**JOB:** Give again exactly the lines that run from the start of the records to the line holding "42.5, 25, 25];", both ends counted. Do not include the pictures.

**DATA RECORDS:**
● ● ● ● ●

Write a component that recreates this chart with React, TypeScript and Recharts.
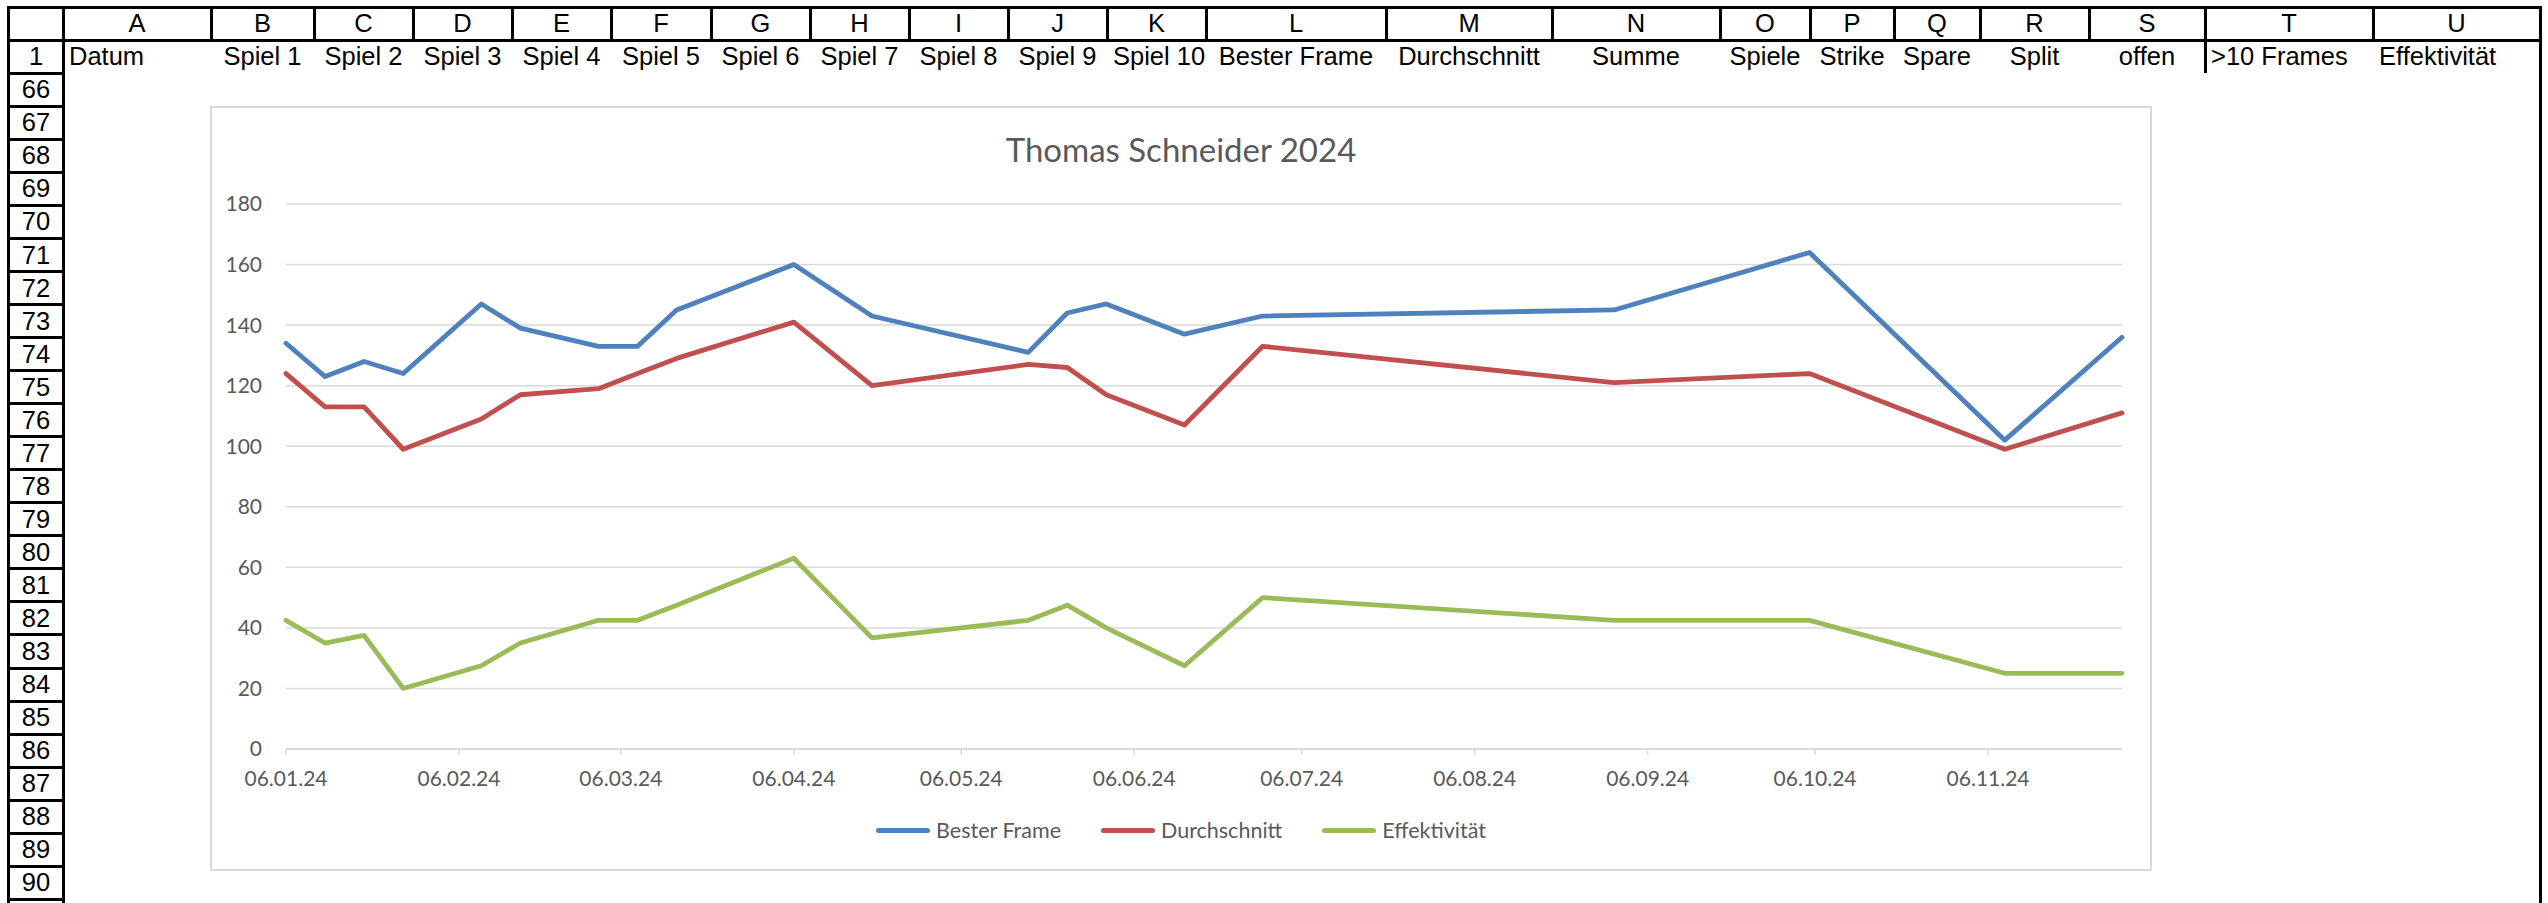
import React from 'react';
import { LineChart, Line, XAxis, YAxis, CartesianGrid, Legend } from 'recharts';

// Spieltage 2024 (Samstage)
const dates = [
  '2024-01-06', '2024-01-13', '2024-01-20', '2024-01-27', '2024-02-10',
  '2024-02-17', '2024-03-02', '2024-03-09', '2024-03-16', '2024-04-06',
  '2024-04-20', '2024-05-18', '2024-05-25', '2024-06-01', '2024-06-15',
  '2024-06-29', '2024-08-31', '2024-10-05', '2024-11-09', '2024-11-30',
];
const besterFrame = [134, 123, 128, 124, 147, 139, 133, 133, 145, 160, 143, 131, 144, 147, 137, 143, 145, 164, 102, 136];
const durchschnitt = [124, 113, 113, 99, 109, 117, 119, 124, 129, 141, 120, 127, 126, 117, 107, 133, 121, 124, 99, 111];
const effektivitaet = [42.5, 35, 37.5, 20, 27.5, 35, 42.5, 42.5, 47.5, 63, 36.7, 42.5, 47.5, 40, 27.5, 50, 42.5, 42.5, 25, 25];

const xTickLabels = [
  '06.01.24', '06.02.24', '06.03.24', '06.04.24', '06.05.24', '06.06.24',
  '06.07.24', '06.08.24', '06.09.24', '06.10.24', '06.11.24',
];
const yTicks = [0, 20, 40, 60, 80, 100, 120, 140, 160, 180];

// Tabellenrahmen
const columnLetters = ['A', 'B', 'C', 'D', 'E', 'F', 'G', 'H', 'I', 'J', 'K', 'L', 'M', 'N', 'O', 'P', 'Q', 'R', 'S', 'T', 'U'];
const headerTexts = [
  'Datum', 'Spiel 1', 'Spiel 2', 'Spiel 3', 'Spiel 4', 'Spiel 5', 'Spiel 6', 'Spiel 7', 'Spiel 8', 'Spiel 9', 'Spiel 10',
  'Bester Frame', 'Durchschnitt', 'Summe', 'Spiele', 'Strike', 'Spare', 'Split', 'offen', '>10 Frames', 'Effektivität',
];
const headerAlign = ['left', 'center', 'center', 'center', 'center', 'center', 'center', 'center', 'center', 'center', 'center',
  'center', 'center', 'center', 'center', 'center', 'center', 'center', 'center', 'left', 'left'];
const rowNumbers = [1, 66, 67, 68, 69, 70, 71, 72, 73, 74, 75, 76, 77, 78, 79, 80, 81, 82, 83, 84, 85, 86, 87, 88, 89, 90];
const colEdges = [63, 211, 314, 413, 512, 611, 711, 810, 909, 1008, 1107, 1206, 1386, 1552, 1720, 1810, 1894, 1980, 2089, 2205, 2373, 2540];

const toTime = (iso: string) => Date.parse(iso + 'T00:00:00Z');
const labelToTime = (s: string) => {
  const [d, m, y] = s.split('.').map(Number);
  return Date.UTC(2000 + y, m - 1, d);
};
const formatDate = (t: number) => {
  const d = new Date(t);
  const p = (n: number) => String(n).padStart(2, '0');
  return `${p(d.getUTCDate())}.${p(d.getUTCMonth() + 1)}.${String(d.getUTCFullYear()).slice(2)}`;
};

const data = dates.map((d, i) => ({
  t: toTime(d),
  bester: besterFrame[i],
  durch: durchschnitt[i],
  eff: effektivitaet[i],
}));
const xTicks = xTickLabels.map(labelToTime);

const FONT = 'Lato, "Open Sans", sans-serif';
const SHEET_FONT = '"Liberation Sans", Arial, sans-serif';
const axisText = { fontFamily: FONT, fontSize: 21, fill: '#595959' };

const ROW_H = 33.04;
const rowTop = (i: number) => (i === 0 ? 40 : 73.3 + (i - 1) * ROW_H);
const rowHeight = (i: number) => (i === 0 ? 33.3 : ROW_H);

function Line2({ x, y, w, h }: { x: number; y: number; w: number; h: number }) {
  return <div style={{ position: 'absolute', left: x, top: y, width: w, height: h, background: '#000' }} />;
}

function LegendContent(props: any) {
  const items = props.payload || [];
  return (
    <div style={{ display: 'flex', justifyContent: 'center', alignItems: 'center', height: 30 }}>
      {items.map((it: any, i: number) => (
        <div key={i} style={{ display: 'flex', alignItems: 'center', marginLeft: i === 0 ? 0 : 40 }}>
          <div style={{ width: 54, height: 5, borderRadius: 3, background: it.color, marginRight: 6 }} />
          <span style={{ fontFamily: FONT, fontSize: 21.5, color: '#595959' }}>{it.value}</span>
        </div>
      ))}
    </div>
  );
}

function Sheet() {
  const bottom = 903;
  const parts: React.ReactNode[] = [];
  // Außenrahmen
  parts.push(<Line2 key="top" x={7} y={6} w={2534} h={2.5} />);
  parts.push(<Line2 key="left" x={7} y={6} w={3} h={bottom - 6} />);
  parts.push(<Line2 key="right" x={2539} y={6} w={2.5} h={bottom - 6} />);
  parts.push(<Line2 key="hdrb" x={7} y={38.5} w={2534} h={3} />);
  parts.push(<Line2 key="rhr" x={61.5} y={6} w={3} h={bottom - 6} />);
  // Spaltenköpfe
  colEdges.slice(1, -1).forEach((x, i) => parts.push(<Line2 key={'cv' + i} x={x - 1.5} y={6} w={3} h={34} />));
  columnLetters.forEach((l, i) => {
    const x0 = colEdges[i];
    const x1 = colEdges[i + 1];
    parts.push(
      <div key={'cl' + l} style={{ position: 'absolute', left: x0, top: 7, width: x1 - x0, height: 33, lineHeight: '33px', textAlign: 'center', fontFamily: SHEET_FONT, fontSize: 25.5 }}>
        {l}
      </div>,
    );
  });
  // Zeilenköpfe
  rowNumbers.forEach((n, i) => {
    const y = rowTop(i);
    parts.push(<Line2 key={'rh' + i} x={7} y={y + rowHeight(i) - 1.5} w={57} h={3} />);
    parts.push(
      <div key={'rn' + n} style={{ position: 'absolute', left: 9, top: y, width: 54, height: rowHeight(i), lineHeight: rowHeight(i) + 'px', textAlign: 'center', fontFamily: SHEET_FONT, fontSize: 25.5 }}>
        {n}
      </div>,
    );
  });
  // Zeile 1
  headerTexts.forEach((t, i) => {
    const x0 = colEdges[i];
    const x1 = colEdges[i + 1];
    parts.push(
      <div key={'h' + i} style={{ position: 'absolute', left: x0 + 6, top: 40, width: x1 - x0 - 12, height: 33, lineHeight: '33px', textAlign: headerAlign[i] as any, fontFamily: SHEET_FONT, fontSize: 25.5, whiteSpace: 'nowrap' }}>
        {t}
      </div>,
    );
  });
  parts.push(<Line2 key="st" x={2204} y={40} w={3} h={33} />);
  return <>{parts}</>;
}

export default function App() {
  const W = 1942;
  const H = 765;
  return (
    <div style={{ position: 'absolute', left: 0, top: 0, width: 2548, height: 903, background: '#fff', overflow: 'hidden' }}>
      <Sheet />
      <div style={{ position: 'absolute', left: 210, top: 106, width: W, height: H, background: '#fff' }}>
        <div style={{ position: 'absolute', left: 0, top: 0, width: W, height: H, boxSizing: 'border-box', border: '2px solid #d9d9d9' }} />
        <div style={{ position: 'absolute', left: 0, top: 23, width: W, height: 40, lineHeight: '40px', textAlign: 'center', fontFamily: FONT, fontSize: 33, color: '#595959' }}>
          Thomas Schneider 2024
        </div>
        <div style={{ position: 'absolute', left: 0, top: 0 }}>
          <LineChart width={W} height={H} data={data} margin={{ top: 98, right: 30, bottom: 0, left: 16 }}>
            <CartesianGrid vertical={false} stroke="#d9d9d9" strokeWidth={1.5} />
            <XAxis
              dataKey="t"
              type="number"
              domain={[data[0].t, data[data.length - 1].t]}
              ticks={xTicks}
              interval={0}
              tickFormatter={formatDate}
              height={122}
              tick={axisText}
              tickSize={6}
              tickMargin={16}
              axisLine={{ stroke: '#d9d9d9', strokeWidth: 1.5 }}
              tickLine={{ stroke: '#d9d9d9', strokeWidth: 1.5 }}
            />
            <YAxis
              domain={[0, 180]}
              ticks={yTicks}
              interval={0}
              width={60}
              axisLine={false}
              tickLine={false}
              tickSize={0}
              tickMargin={24}
              tick={axisText}
            />
            <Legend
              layout="horizontal"
              verticalAlign="middle"
              align="center"
              content={<LegendContent />}
              wrapperStyle={{ top: 709, left: 0, width: W, height: 30 }}
            />
            <Line name="Bester Frame" dataKey="bester" stroke="#4F81BD" strokeWidth={4.8} dot={false} strokeLinecap="round" strokeLinejoin="round" isAnimationActive={false} />
            <Line name="Durchschnitt" dataKey="durch" stroke="#C0504D" strokeWidth={4.8} dot={false} strokeLinecap="round" strokeLinejoin="round" isAnimationActive={false} />
            <Line name="Effektivität" dataKey="eff" stroke="#9BBB59" strokeWidth={4.8} dot={false} strokeLinecap="round" strokeLinejoin="round" isAnimationActive={false} />
          </LineChart>
        </div>
      </div>
    </div>
  );
}
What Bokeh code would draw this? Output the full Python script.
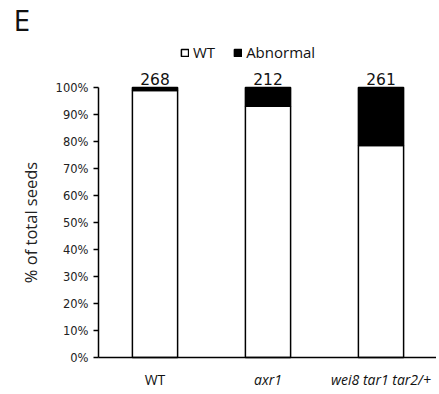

● ● ● ● ●

**OUTPUT BELOW:**
Write a component that recreates this chart with React, TypeScript and Recharts.
import React from 'react';
import { LineChart, Line, XAxis, YAxis, CartesianGrid, Legend } from 'recharts';

// Spieltage 2024 (Samstage)
const dates = [
  '2024-01-06', '2024-01-13', '2024-01-20', '2024-01-27', '2024-02-10',
  '2024-02-17', '2024-03-02', '2024-03-09', '2024-03-16', '2024-04-06',
  '2024-04-20', '2024-05-18', '2024-05-25', '2024-06-01', '2024-06-15',
  '2024-06-29', '2024-08-31', '2024-10-05', '2024-11-09', '2024-11-30',
];
const besterFrame = [134, 123, 128, 124, 147, 139, 133, 133, 145, 160, 143, 131, 144, 147, 137, 143, 145, 164, 102, 136];
const durchschnitt = [124, 113, 113, 99, 109, 117, 119, 124, 129, 141, 120, 127, 126, 117, 107, 133, 121, 124, 99, 111];
const effektivitaet = [42.5, 35, 37.5, 20, 27.5, 35, 42.5, 42.5, 47.5, 63, 36.7, 42.5, 47.5, 40, 27.5, 50, 42.5, 42.5, 25, 25];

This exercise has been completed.